_Exercise details_: Go through the records and copy each line where the word "that" occurs.

[Source code of charts]
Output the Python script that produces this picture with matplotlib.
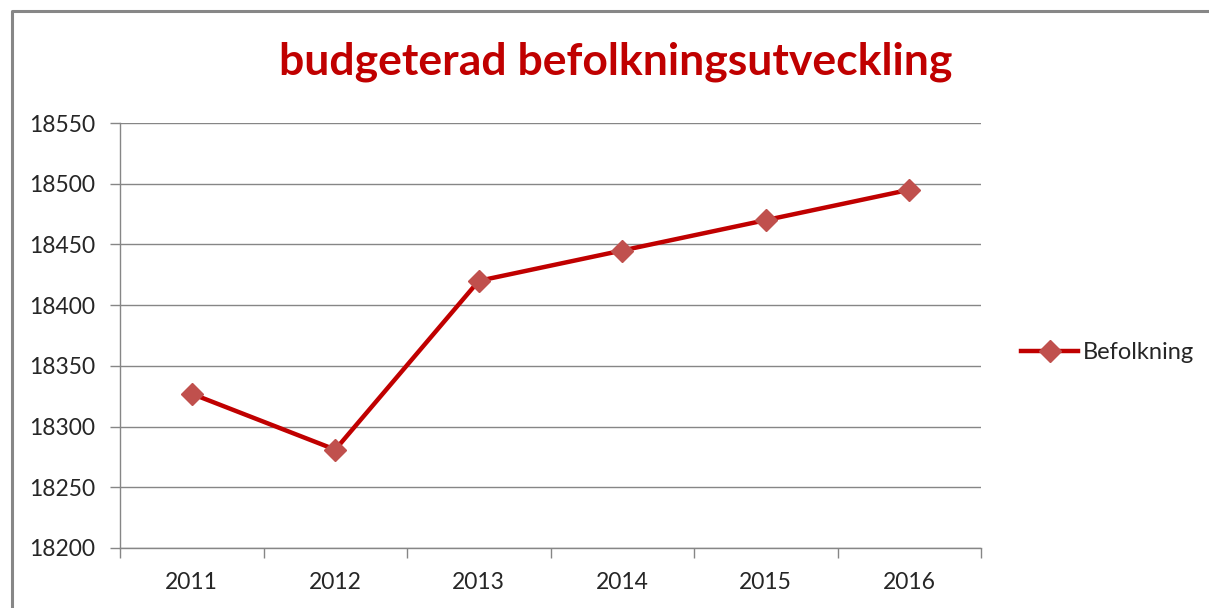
import matplotlib
matplotlib.use("Agg")
import matplotlib.pyplot as plt
from matplotlib.lines import Line2D

years = ["2011", "2012", "2013", "2014", "2015", "2016"]
befolkning = [18327, 18281, 18420, 18445, 18470, 18495]
yticks = [18200, 18250, 18300, 18350, 18400, 18450, 18500, 18550]
title = "budgeterad befolkningsutveckling"
series_name = "Befolkning"

plt.rcParams['font.family'] = ['Lato', 'DejaVu Sans']

W, H = 1209, 608
fig = plt.figure(figsize=(W / 100, H / 100), dpi=100)
ax = fig.add_axes([120 / W, 1 - 548 / H, (981 - 120) / W, (548 - 123) / H])

line_color = "#C00000"
marker_color = "#C0504D"
grid_color = "#868686"
text_color = "#262626"

x = list(range(len(years)))
ax.plot(x, befolkning, color=line_color, lw=3.2, marker="D", markersize=11,
        markerfacecolor=marker_color, markeredgecolor=marker_color, zorder=3)

ax.set_xlim(-0.5, len(years) - 0.5)
ax.set_ylim(yticks[0], yticks[-1])
ax.set_yticks(yticks)
ax.set_yticklabels([str(v) for v in yticks], fontsize=16.5, color=text_color)
ax.set_xticks(x)
ax.set_xticklabels(years, fontsize=16.5, color=text_color)
ax.tick_params(axis="x", length=0, pad=17)
ax.set_xticks([i - 0.5 for i in range(len(years) + 1)], minor=True)
ax.tick_params(axis="x", which="minor", length=7, color=grid_color, width=1)
ax.tick_params(axis="y", length=7, color=grid_color, width=1, pad=11)

ax.yaxis.grid(True, color=grid_color, lw=1)
ax.set_axisbelow(True)
for s in ["top", "right"]:
    ax.spines[s].set_visible(False)
for s in ["left", "bottom"]:
    ax.spines[s].set_color(grid_color)
    ax.spines[s].set_linewidth(1)

fig.text(616 / W, 1 - 62 / H, title, ha="center", va="center", fontsize=32,
         fontweight="bold", color=line_color)

handle = Line2D([], [], color=line_color, lw=3.2, marker="D", markersize=11,
                markerfacecolor=marker_color, markeredgecolor=marker_color)
fig.legend([handle], [series_name], loc="center left",
           bbox_to_anchor=(1012 / W, 1 - 353 / H), frameon=False, fontsize=17,
           handlelength=2.4, handletextpad=0.2, borderaxespad=0, labelcolor=text_color)

# outer chart frame (top and left edges visible)
frame = Line2D([11.5 / W, 11.5 / W, 1.0], [0.0, 1 - 10.5 / H, 1 - 10.5 / H],
               transform=fig.transFigure, color="#878787", lw=2.2)
fig.add_artist(frame)

fig.savefig("out.png", dpi=100, facecolor="white")
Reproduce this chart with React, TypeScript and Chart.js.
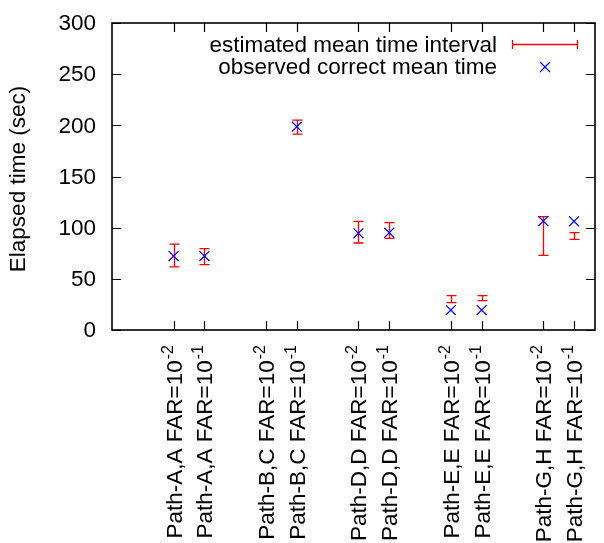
import React, { useEffect, useRef } from "react";
import { Chart, registerables } from "chart.js";

Chart.register(...registerables);

// ---- data ----
const categoryBase = [
  "Path-A,A FAR=10", "Path-A,A FAR=10",
  "Path-B,C FAR=10", "Path-B,C FAR=10",
  "Path-D,D FAR=10", "Path-D,D FAR=10",
  "Path-E,E FAR=10", "Path-E,E FAR=10",
  "Path-G,H FAR=10", "Path-G,H FAR=10",
];
const categoryExp = ["-2", "-1", "-2", "-1", "-2", "-1", "-2", "-1", "-2", "-1"];
const categoryPos = [1, 2, 4, 5, 7, 8, 10, 11, 13, 14];

const estLow: (number | null)[] = [61.6, 63.8, null, 191.5, 85, 89.6, 26.7, 28.7, 73, 88.6];
const estHigh: (number | null)[] = [84, 79.5, null, 205, 106.2, 104.9, 33.6, 33.6, 110.8, 95.1];
const observed: (number | null)[] = [72.3, 72.3, null, 198.7, 94.5, 95.1, 19.5, 19.5, 106.5, 106.2];

const yTicks = [0, 50, 100, 150, 200, 250, 300];
const legendLabels = ["estimated mean time interval", "observed correct mean time"];
const yTitle = "Elapsed time (sec)";

const FONT = '"Liberation Sans", Arial, Helvetica, sans-serif';
const FS = 22.5;
const RED = "#ff0000";
const BLUE = "#0000ff";

const customDraw = {
  id: "customDraw",
  beforeDatasetsDraw(chart: any) {
    const { ctx, scales } = chart;
    const xs = scales.x;
    const ys = scales.y;
    ctx.save();
    ctx.strokeStyle = RED;
    ctx.lineWidth = 1.3;
    for (let i = 0; i < categoryPos.length; i++) {
      const lo = estLow[i];
      const hi = estHigh[i];
      if (lo == null || hi == null) continue;
      const px = Math.round(xs.getPixelForValue(categoryPos[i])) + 0.5;
      const pl = ys.getPixelForValue(lo);
      const ph = ys.getPixelForValue(hi);
      ctx.beginPath();
      ctx.moveTo(px, pl);
      ctx.lineTo(px, ph);
      ctx.moveTo(px - 5, pl);
      ctx.lineTo(px + 5, pl);
      ctx.moveTo(px - 5, ph);
      ctx.lineTo(px + 5, ph);
      ctx.stroke();
    }
    ctx.restore();
  },
  afterDraw(chart: any) {
    const { ctx, scales, chartArea } = chart;
    const xs = scales.x;
    const ys = scales.y;
    const { left, right, top, bottom } = chartArea;
    ctx.save();
    // frame
    ctx.strokeStyle = "#000";
    ctx.lineWidth = 1.6;
    ctx.strokeRect(left, top, right - left, bottom - top);
    // ticks
    ctx.lineWidth = 1.2;
    const tl = 9;
    ctx.beginPath();
    for (const v of yTicks) {
      const py = Math.round(ys.getPixelForValue(v)) + 0.5;
      ctx.moveTo(left, py);
      ctx.lineTo(left + tl, py);
      ctx.moveTo(right, py);
      ctx.lineTo(right - tl, py);
    }
    for (const v of categoryPos) {
      const px = Math.round(xs.getPixelForValue(v)) + 0.5;
      ctx.moveTo(px, bottom);
      ctx.lineTo(px, bottom - tl);
      ctx.moveTo(px, top);
      ctx.lineTo(px, top + tl);
    }
    ctx.stroke();

    ctx.fillStyle = "#000";
    // y tick labels
    ctx.font = FS + "px " + FONT;
    ctx.textAlign = "right";
    ctx.textBaseline = "middle";
    for (const v of yTicks) {
      ctx.fillText(String(v), left - 16, ys.getPixelForValue(v) + 1);
    }

    // x labels (rotated, with superscript)
    for (let i = 0; i < categoryPos.length; i++) {
      const px = xs.getPixelForValue(categoryPos[i]);
      ctx.save();
      ctx.translate(px + 8, bottom + 15);
      ctx.rotate(-Math.PI / 2);
      ctx.textBaseline = "alphabetic";
      ctx.textAlign = "right";
      ctx.font = "16px " + FONT;
      const supW = ctx.measureText(categoryExp[i]).width;
      ctx.fillText(categoryExp[i], 0, -9);
      ctx.font = FS + "px " + FONT;
      ctx.fillText(categoryBase[i], -supW - 1, 0);
      ctx.restore();
    }

    // y title
    ctx.save();
    ctx.translate(25, 179);
    ctx.rotate(-Math.PI / 2);
    ctx.font = FS + "px " + FONT;
    ctx.textAlign = "center";
    ctx.textBaseline = "alphabetic";
    ctx.fillText(yTitle, 0, 0);
    ctx.restore();

    // legend
    ctx.font = FS + "px " + FONT;
    ctx.textAlign = "right";
    ctx.textBaseline = "middle";
    ctx.fillText(legendLabels[0], 497, 46);
    ctx.fillText(legendLabels[1], 497, 68);
    ctx.strokeStyle = RED;
    ctx.lineWidth = 1.3;
    ctx.beginPath();
    ctx.moveTo(512, 44.5);
    ctx.lineTo(577, 44.5);
    ctx.moveTo(512.5, 40);
    ctx.lineTo(512.5, 49);
    ctx.moveTo(577.5, 40);
    ctx.lineTo(577.5, 49);
    ctx.stroke();
    ctx.strokeStyle = BLUE;
    ctx.lineWidth = 1.2;
    ctx.beginPath();
    ctx.moveTo(540, 62);
    ctx.lineTo(550, 72);
    ctx.moveTo(550, 62);
    ctx.lineTo(540, 72);
    ctx.stroke();
    ctx.restore();
  },
};

export default function App() {
  const ref = useRef<HTMLCanvasElement | null>(null);
  useEffect(() => {
    if (!ref.current) return;
    const obsData = categoryPos
      .map((x, i) => (observed[i] == null ? null : { x, y: observed[i] as number }))
      .filter((d) => d !== null) as { x: number; y: number }[];
    const chart = new Chart(ref.current, {
      type: "scatter",
      data: {
        datasets: [
          {
            label: legendLabels[1],
            data: obsData,
            pointStyle: "crossRot",
            pointRadius: 7,
            borderColor: BLUE,
            backgroundColor: BLUE,
            borderWidth: 1.2,
          },
        ],
      },
      options: {
        animation: false,
        responsive: false,
        maintainAspectRatio: false,
        events: [],
        layout: { padding: { left: 0, top: 23, right: 9, bottom: 0 } },
        plugins: { legend: { display: false }, tooltip: { enabled: false } },
        scales: {
          x: {
            type: "linear",
            min: -1,
            max: 14.68,
            grid: { display: false, drawTicks: false },
            border: { display: false },
            ticks: { display: false },
            afterFit: (s: any) => {
              s.height = 213;
            },
          },
          y: {
            type: "linear",
            min: 0,
            max: 300,
            grid: { display: false, drawTicks: false },
            border: { display: false },
            afterBuildTicks: (s: any) => {
              s.ticks = yTicks.map((v) => ({ value: v }));
            },
            ticks: { display: false },
            afterFit: (s: any) => {
              s.width = 112;
            },
          },
        },
      },
      plugins: [customDraw],
    });
    return () => chart.destroy();
  }, []);
  return (
    <div style={{ position: "fixed", left: 0, top: 0, width: 604, height: 543, background: "#fff" }}>
      <canvas ref={ref} width={604} height={543} style={{ width: 604, height: 543 }} />
    </div>
  );
}
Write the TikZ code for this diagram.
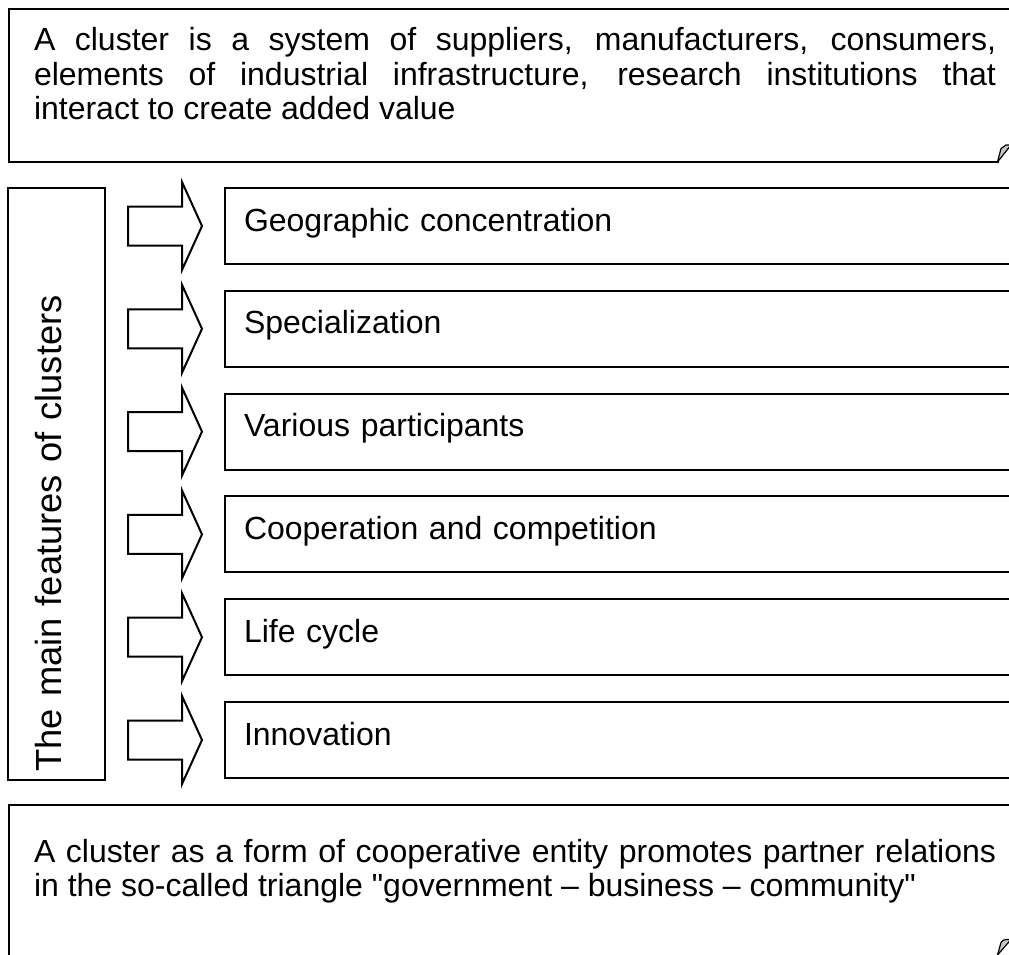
\documentclass[tikz,border=0pt]{standalone}
\usepackage{fontspec}
\setmainfont{Liberation Sans}[Ligatures=TeXOff]
\usetikzlibrary{calc}
\newcommand\bigtext{\fontsize{32}{34.5}\selectfont}
\newcommand\sidetext{\fontsize{36.3}{40}\selectfont}
\begin{document}
\begin{tikzpicture}[x=1pt,y=-1pt,
  frame/.style={draw, line width=2pt, inner sep=0pt, anchor=north west},
  feat/.style={draw, line width=2pt, anchor=west, minimum height=76pt,
    inner xsep=19pt, inner ysep=0pt, text width=862pt, align=left,
    text height=24pt, text depth=14pt, font=\bigtext},
  side/.style={draw, line width=2pt, rotate=90, minimum width=592pt,
    minimum height=97pt, inner xsep=8pt, inner ysep=0pt, text width=576pt,
    align=left, text height=20pt, text depth=11pt, font=\sidetext},
  fold/.style={draw, line width=1.2pt, fill=gray!45, line join=round},
  bigarrow/.style={draw, line width=2pt, line join=miter}]
\useasboundingbox (0,0) rectangle (1009,955);
\clip (0,0) rectangle (1009,955);

% top definition box
\node[frame] (top) at (8,8) {\parbox[c][153pt][t]{1100pt}{\leftskip=25pt\rightskip=113pt\bigtext
  \noindent\rule{0pt}{42pt}A cluster is a system of suppliers, manufacturers, consumers,\linebreak
  elements of industrial infrastructure, research institutions that\linebreak
  interact to create added value\par}};
\fill[white] (999,156) rectangle (1009,168);
\draw[fold] (997.5,162) .. controls (999,155) .. (1001,148.5) .. controls (1003,146) .. (1006,145)
  -- (1011,145) -- cycle;

% side box
\node[side] (feat) at (56.5,483.5) {The main features of clusters};

% features with arrows
\foreach \i/\t in {1/Geographic concentration, 2/Specialization, 3/Various participants,
                   4/Cooperation and competition, 5/Life cycle, 6/Innovation} {
  \node[feat] (f\i) at (224,{226+102.8*(\i-1)}) {\t};
  \draw[bigarrow] ($(f\i.west)+(-22,0)$) coordinate (tip\i) -- ++(-20,-44) -- ++(0,24.5)
     -- ++(-54,0) -- ++(0,39) -- ++(54,0) -- ++(0,24.5) -- cycle;
}

% bottom box
\node[frame] (bot) at (8,804) {\parbox[c][153pt][t]{1100pt}{\leftskip=25pt\rightskip=113pt\bigtext
  \noindent\rule{0pt}{57pt}A cluster as a form of cooperative entity promotes partner relations\linebreak
  in the so-called triangle "government – business – community"\par}};
\draw[fold] (997.5,955) .. controls (999,949) .. (1001,942.5) .. controls (1003,940) .. (1006,939.5)
  -- (1011,939.5) -- cycle;
\end{tikzpicture}
\end{document}
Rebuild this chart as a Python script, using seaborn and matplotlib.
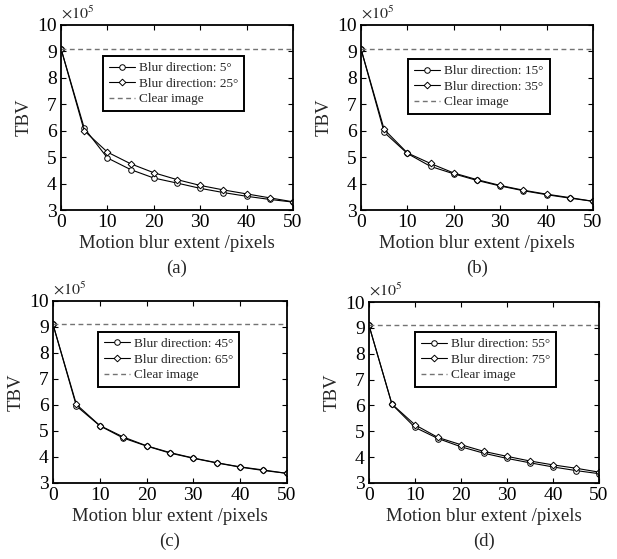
import numpy as np
import pandas as pd
import matplotlib
matplotlib.use("Agg")
import matplotlib.pyplot as plt
import seaborn as sns

# ---------------- data ----------------
blur_extent = [0, 5, 10, 15, 20, 25, 30, 35, 40, 45, 50]
clear_tbv = 9.1

# panel (a)
dir_5 = [9.1, 6.10, 4.97, 4.53, 4.21, 4.02, 3.82, 3.66, 3.52, 3.40, 3.30]
dir_25 = [9.1, 6.00, 5.19, 4.75, 4.41, 4.15, 3.93, 3.76, 3.61, 3.46, 3.31]
# panel (b)
dir_15 = [9.1, 5.94, 5.14, 4.65, 4.37, 4.12, 3.91, 3.73, 3.58, 3.45, 3.33]
dir_35 = [9.1, 6.05, 5.16, 4.76, 4.40, 4.15, 3.93, 3.75, 3.60, 3.47, 3.33]
# panel (c)
dir_45 = [9.1, 5.96, 5.20, 4.73, 4.42, 4.15, 3.95, 3.77, 3.61, 3.48, 3.37]
dir_65 = [9.1, 6.02, 5.21, 4.77, 4.43, 4.17, 3.96, 3.78, 3.62, 3.50, 3.37]
# panel (d)
dir_55 = [9.1, 6.04, 5.15, 4.72, 4.40, 4.15, 3.95, 3.78, 3.62, 3.48, 3.36]
dir_75 = [9.1, 6.05, 5.25, 4.76, 4.48, 4.22, 4.03, 3.85, 3.70, 3.57, 3.42]

panel_labels = ["(a)", "(b)", "(c)", "(d)"]
legend_labels = [
    ("Blur direction: 5°", "Blur direction: 25°"),
    ("Blur direction: 15°", "Blur direction: 35°"),
    ("Blur direction: 45°", "Blur direction: 65°"),
    ("Blur direction: 55°", "Blur direction: 75°"),
]
series = [(dir_5, dir_25), (dir_15, dir_35), (dir_45, dir_65), (dir_55, dir_75)]
clear_label = "Clear image"
xlabel = "Motion blur extent /pixels"
ylabel = "TBV"
yticks = [3, 4, 5, 6, 7, 8, 9, 10]
xticks = [0, 10, 20, 30, 40, 50]

# ---------------- style ----------------
sns.set_style("ticks")
plt.rcParams["font.family"] = ["Liberation Serif", "DejaVu Serif"]
plt.rcParams["mathtext.fontset"] = "stix"

fig = plt.figure(figsize=(6.17, 5.59), dpi=100)

positions = [
    [0.0989, 0.6243, 0.376, 0.331],
    [0.585, 0.6243, 0.376, 0.331],
    [0.0859, 0.1360, 0.379, 0.3256],
    [0.598, 0.1360, 0.3728, 0.3237],
]
legend_anchor = [(0.18, 0.832), (0.203, 0.816), (0.192, 0.83), (0.2, 0.834)]
caption_y = [268, 268, 541, 541]

for i in range(4):
    ax = fig.add_axes(positions[i])
    s1, s2 = series[i]
    l1, l2 = legend_labels[i]
    df = pd.DataFrame({"extent": blur_extent, "a": s1, "b": s2})
    sns.lineplot(data=df, x="extent", y="a", ax=ax, color="black", lw=0.8,
                 marker="o", markersize=4.0, markerfacecolor="white",
                 markeredgecolor="black", markeredgewidth=0.7, label=l1)
    sns.lineplot(data=df, x="extent", y="b", ax=ax, color="black", lw=0.8,
                 marker="D", markersize=3.4, markerfacecolor="white",
                 markeredgecolor="black", markeredgewidth=0.7, label=l2)
    ax.axhline(clear_tbv, color="0.45", lw=1.0, ls=(0, (3.5, 2.5)), label=clear_label)

    ax.set_xlim(0, 50)
    ax.set_ylim(3, 10)
    ax.set_xticks(xticks)
    ax.set_yticks(yticks)
    ax.tick_params(direction="in", length=3.5, width=0.8, top=True, right=True,
                   labelsize=14, pad=3, colors="black")
    for sp in ax.spines.values():
        sp.set_linewidth(1.3)
        sp.set_color("black")
    ax.set_xlabel(xlabel, fontsize=13.5, labelpad=3)
    ax.set_ylabel(ylabel, fontsize=13.5, labelpad=3)
    ax.text(0.0, 1.012, r"$\times10^5$", transform=ax.transAxes,
            fontsize=11.5, ha="left", va="bottom")

    leg = ax.legend(loc="upper left", bbox_to_anchor=legend_anchor[i],
                    borderaxespad=0, fancybox=False, framealpha=1,
                    edgecolor="black", fontsize=9.5, handlelength=2.0,
                    handletextpad=0.3, borderpad=0.45, labelspacing=0.25)
    leg.get_frame().set_linewidth(1.4)

    pos = positions[i]
    cx = pos[0] + pos[2] / 2
    fig.text(cx, 1 - caption_y[i] / 559, panel_labels[i], ha="center",
             va="center", fontsize=13.5)

fig.savefig("out.png", dpi=100)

_Solution_:
Output the Python script that produces this picture with matplotlib.
  elements of industrial infrastructure, research institutions that\linebreak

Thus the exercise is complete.